== Supplied data ==
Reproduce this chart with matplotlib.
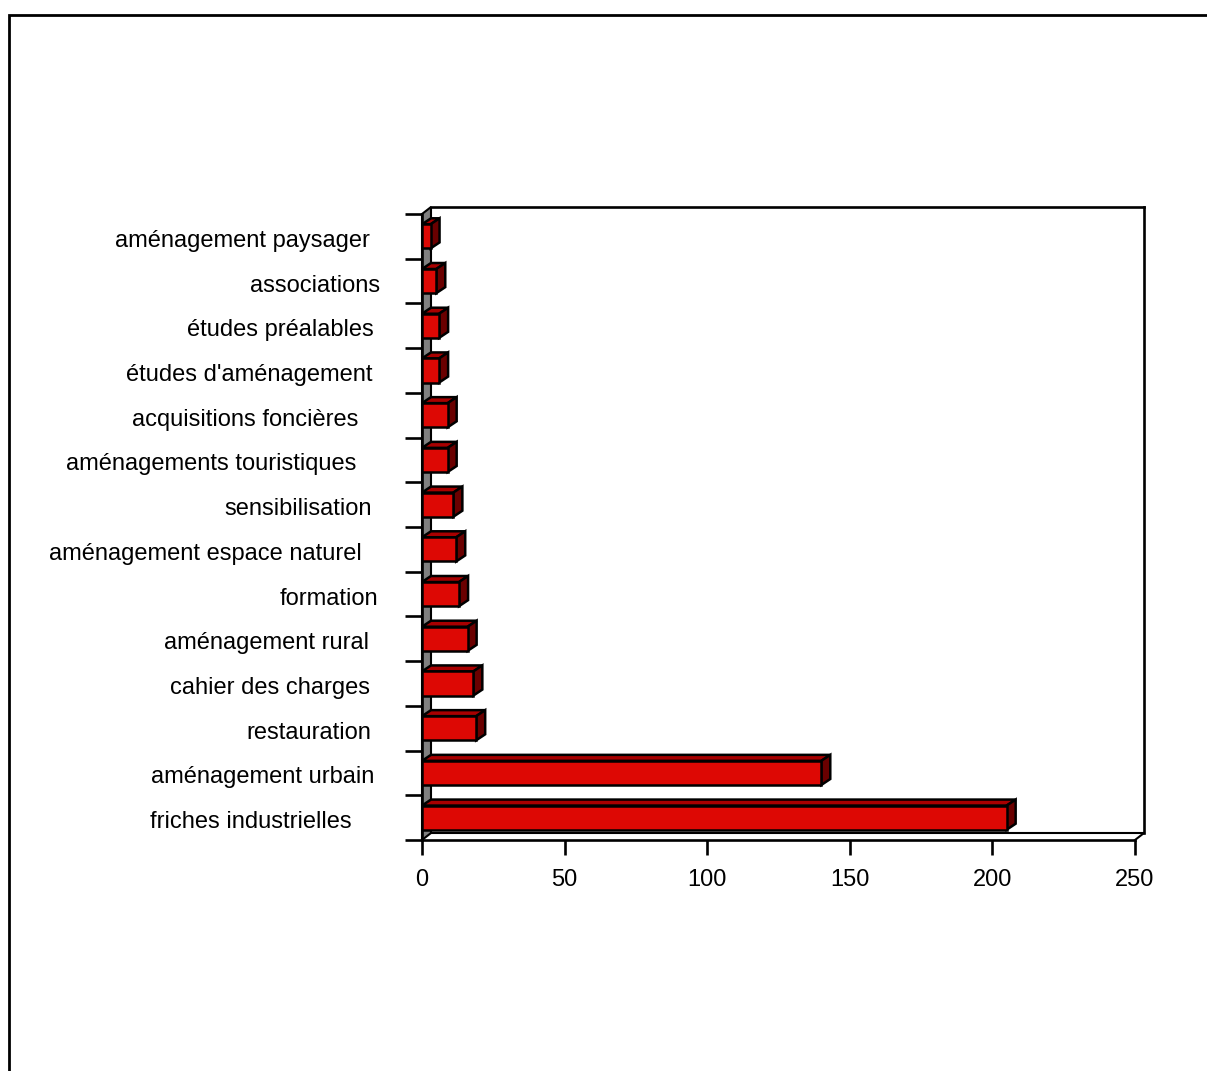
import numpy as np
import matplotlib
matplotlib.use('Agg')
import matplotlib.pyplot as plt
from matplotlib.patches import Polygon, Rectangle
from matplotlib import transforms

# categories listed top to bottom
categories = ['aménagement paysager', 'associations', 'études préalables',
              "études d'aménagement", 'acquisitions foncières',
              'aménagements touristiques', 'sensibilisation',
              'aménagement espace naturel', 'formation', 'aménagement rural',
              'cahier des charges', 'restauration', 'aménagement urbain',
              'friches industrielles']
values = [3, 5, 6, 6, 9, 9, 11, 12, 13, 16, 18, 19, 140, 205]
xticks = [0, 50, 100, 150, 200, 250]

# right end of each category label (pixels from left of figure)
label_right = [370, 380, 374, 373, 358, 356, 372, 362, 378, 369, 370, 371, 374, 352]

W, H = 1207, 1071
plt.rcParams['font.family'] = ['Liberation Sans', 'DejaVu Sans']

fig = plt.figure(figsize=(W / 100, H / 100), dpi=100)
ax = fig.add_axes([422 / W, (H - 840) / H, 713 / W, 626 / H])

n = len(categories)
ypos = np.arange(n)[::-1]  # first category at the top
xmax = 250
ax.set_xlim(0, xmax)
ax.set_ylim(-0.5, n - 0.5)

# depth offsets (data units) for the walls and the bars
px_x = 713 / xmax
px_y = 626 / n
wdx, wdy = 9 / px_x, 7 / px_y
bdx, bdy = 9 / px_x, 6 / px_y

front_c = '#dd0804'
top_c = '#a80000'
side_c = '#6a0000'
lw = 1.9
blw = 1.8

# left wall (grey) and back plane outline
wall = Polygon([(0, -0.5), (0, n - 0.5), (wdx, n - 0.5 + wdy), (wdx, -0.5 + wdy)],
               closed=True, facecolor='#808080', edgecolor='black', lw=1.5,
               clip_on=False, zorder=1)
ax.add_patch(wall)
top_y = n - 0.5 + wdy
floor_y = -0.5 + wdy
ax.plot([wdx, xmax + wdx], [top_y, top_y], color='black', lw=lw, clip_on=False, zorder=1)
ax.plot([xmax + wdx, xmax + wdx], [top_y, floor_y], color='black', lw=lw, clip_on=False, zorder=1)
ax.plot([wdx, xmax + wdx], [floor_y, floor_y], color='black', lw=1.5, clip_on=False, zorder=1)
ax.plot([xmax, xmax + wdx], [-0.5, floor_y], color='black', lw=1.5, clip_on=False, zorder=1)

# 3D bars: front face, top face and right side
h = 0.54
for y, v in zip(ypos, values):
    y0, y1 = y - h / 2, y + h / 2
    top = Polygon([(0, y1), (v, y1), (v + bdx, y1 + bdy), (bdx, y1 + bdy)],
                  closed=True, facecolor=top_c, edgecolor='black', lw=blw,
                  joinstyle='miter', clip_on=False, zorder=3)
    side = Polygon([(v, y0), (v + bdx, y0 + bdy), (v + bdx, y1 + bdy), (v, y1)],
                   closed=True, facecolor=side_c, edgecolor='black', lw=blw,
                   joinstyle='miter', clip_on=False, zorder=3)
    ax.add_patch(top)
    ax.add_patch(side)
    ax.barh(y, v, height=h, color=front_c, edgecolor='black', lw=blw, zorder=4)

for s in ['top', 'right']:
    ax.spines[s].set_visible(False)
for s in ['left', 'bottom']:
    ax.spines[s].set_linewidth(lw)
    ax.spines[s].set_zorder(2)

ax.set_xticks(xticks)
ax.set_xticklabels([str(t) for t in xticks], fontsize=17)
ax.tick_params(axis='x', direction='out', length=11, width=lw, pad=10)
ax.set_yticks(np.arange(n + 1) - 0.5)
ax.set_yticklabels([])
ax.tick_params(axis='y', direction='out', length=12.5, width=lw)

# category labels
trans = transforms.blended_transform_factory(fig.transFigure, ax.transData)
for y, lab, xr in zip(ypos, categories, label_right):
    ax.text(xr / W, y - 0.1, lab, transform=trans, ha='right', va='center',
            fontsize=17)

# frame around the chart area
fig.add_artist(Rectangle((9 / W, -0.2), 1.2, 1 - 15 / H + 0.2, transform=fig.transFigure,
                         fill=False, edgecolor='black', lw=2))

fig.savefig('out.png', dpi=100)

* * *

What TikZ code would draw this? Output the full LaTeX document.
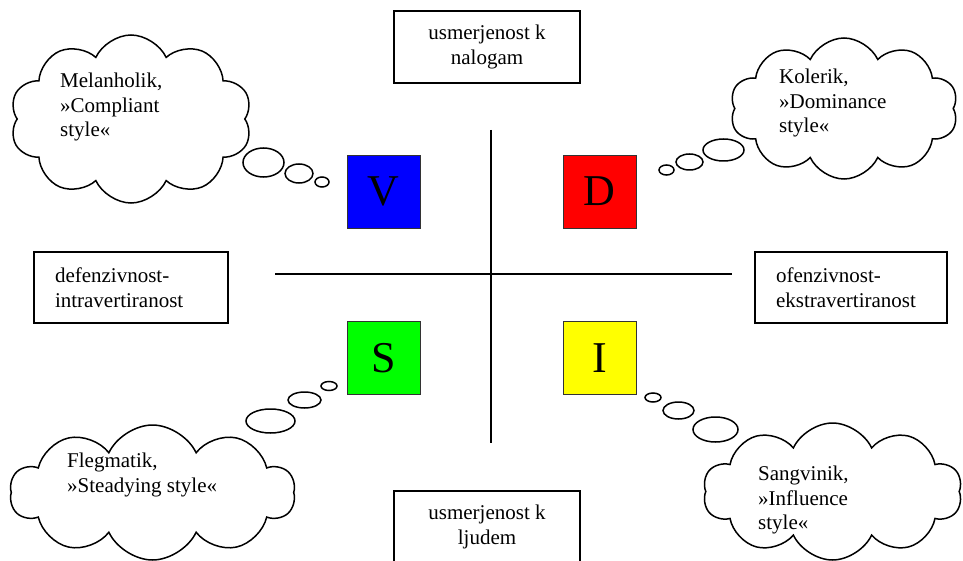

== Given instruction ==
Give the lines above again exactly, from the one containing "Reproduce this chart with matplotlib." to the one containing "ax.plot([xmax, xmax +", both included, but leave out the pictures.

== Result for this task ==
Reproduce this chart with matplotlib.
import numpy as np
import matplotlib
matplotlib.use('Agg')
import matplotlib.pyplot as plt
from matplotlib.patches import Polygon, Rectangle
from matplotlib import transforms

# categories listed top to bottom
categories = ['aménagement paysager', 'associations', 'études préalables',
              "études d'aménagement", 'acquisitions foncières',
              'aménagements touristiques', 'sensibilisation',
              'aménagement espace naturel', 'formation', 'aménagement rural',
              'cahier des charges', 'restauration', 'aménagement urbain',
              'friches industrielles']
values = [3, 5, 6, 6, 9, 9, 11, 12, 13, 16, 18, 19, 140, 205]
xticks = [0, 50, 100, 150, 200, 250]

# right end of each category label (pixels from left of figure)
label_right = [370, 380, 374, 373, 358, 356, 372, 362, 378, 369, 370, 371, 374, 352]

W, H = 1207, 1071
plt.rcParams['font.family'] = ['Liberation Sans', 'DejaVu Sans']

fig = plt.figure(figsize=(W / 100, H / 100), dpi=100)
ax = fig.add_axes([422 / W, (H - 840) / H, 713 / W, 626 / H])

n = len(categories)
ypos = np.arange(n)[::-1]  # first category at the top
xmax = 250
ax.set_xlim(0, xmax)
ax.set_ylim(-0.5, n - 0.5)

# depth offsets (data units) for the walls and the bars
px_x = 713 / xmax
px_y = 626 / n
wdx, wdy = 9 / px_x, 7 / px_y
bdx, bdy = 9 / px_x, 6 / px_y

front_c = '#dd0804'
top_c = '#a80000'
side_c = '#6a0000'
lw = 1.9
blw = 1.8

# left wall (grey) and back plane outline
wall = Polygon([(0, -0.5), (0, n - 0.5), (wdx, n - 0.5 + wdy), (wdx, -0.5 + wdy)],
               closed=True, facecolor='#808080', edgecolor='black', lw=1.5,
               clip_on=False, zorder=1)
ax.add_patch(wall)
top_y = n - 0.5 + wdy
floor_y = -0.5 + wdy
ax.plot([wdx, xmax + wdx], [top_y, top_y], color='black', lw=lw, clip_on=False, zorder=1)
ax.plot([xmax + wdx, xmax + wdx], [top_y, floor_y], color='black', lw=lw, clip_on=False, zorder=1)
ax.plot([wdx, xmax + wdx], [floor_y, floor_y], color='black', lw=1.5, clip_on=False, zorder=1)
ax.plot([xmax, xmax + wdx], [-0.5, floor_y], color='black', lw=1.5, clip_on=False, zorder=1)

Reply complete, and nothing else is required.